Ping Spikes Versus Consistently High Ping
There's an important difference between ping that's always high and ping that suddenly spikes. Consistently high ping usually points to server distance, your connection type, or a fundamental routing problem with your ISP. Ping spikes, where your latency jumps for a few seconds then returns to normal, typically indicate a local problem like WiFi interference, network congestion, or a background process grabbing bandwidth.
If you experience spikes, try running a continuous ping test while gaming. On Windows, open Command Prompt and type ping google.com -t to send continuous pings. Watch for sudden jumps. If the spikes appear even when pinging Google but disappear on a wired connection, WiFi is the culprit. If they only happen in the game, the game server is likely overloaded.
Jitter measures the variation in your ping over time. If your ping bounces between 20 ms and 120 ms, you have high jitter even though your average ping might look acceptable. High jitter is often worse than consistently high ping because your game can't predict the delay, leading to stuttering, rubber banding, and unreliable hit detection. The same fixes that lower ping, especially switching to ethernet and reducing network congestion, also reduce jitter.
When It's Not Just Ping: Packet Loss
Packet loss happens when data packets traveling between your PC and the game server never arrive.

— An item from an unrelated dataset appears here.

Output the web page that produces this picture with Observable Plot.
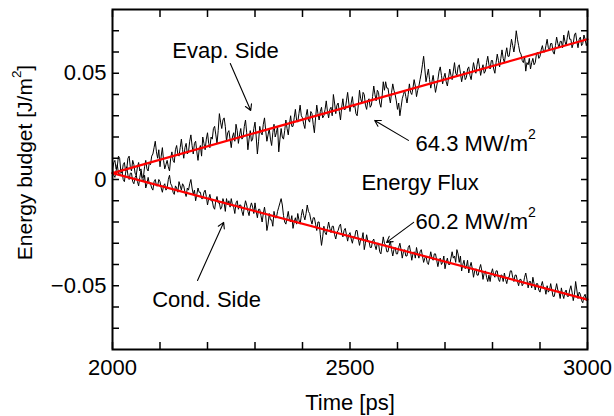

Even 1-2% packet loss can make a game feel unplayable, causing characters to teleport, actions to not register, and disconnections. Packet loss often accompanies high ping but can also occur independently.
Common causes of packet loss include faulty ethernet cables, a failing network adapter, overloaded routers, and ISP infrastructure problems. If you suspect packet loss, run a test using the command ping google.com -n 100 on Windows and check the summary at the end. Any packet loss above 0% warrants investigation.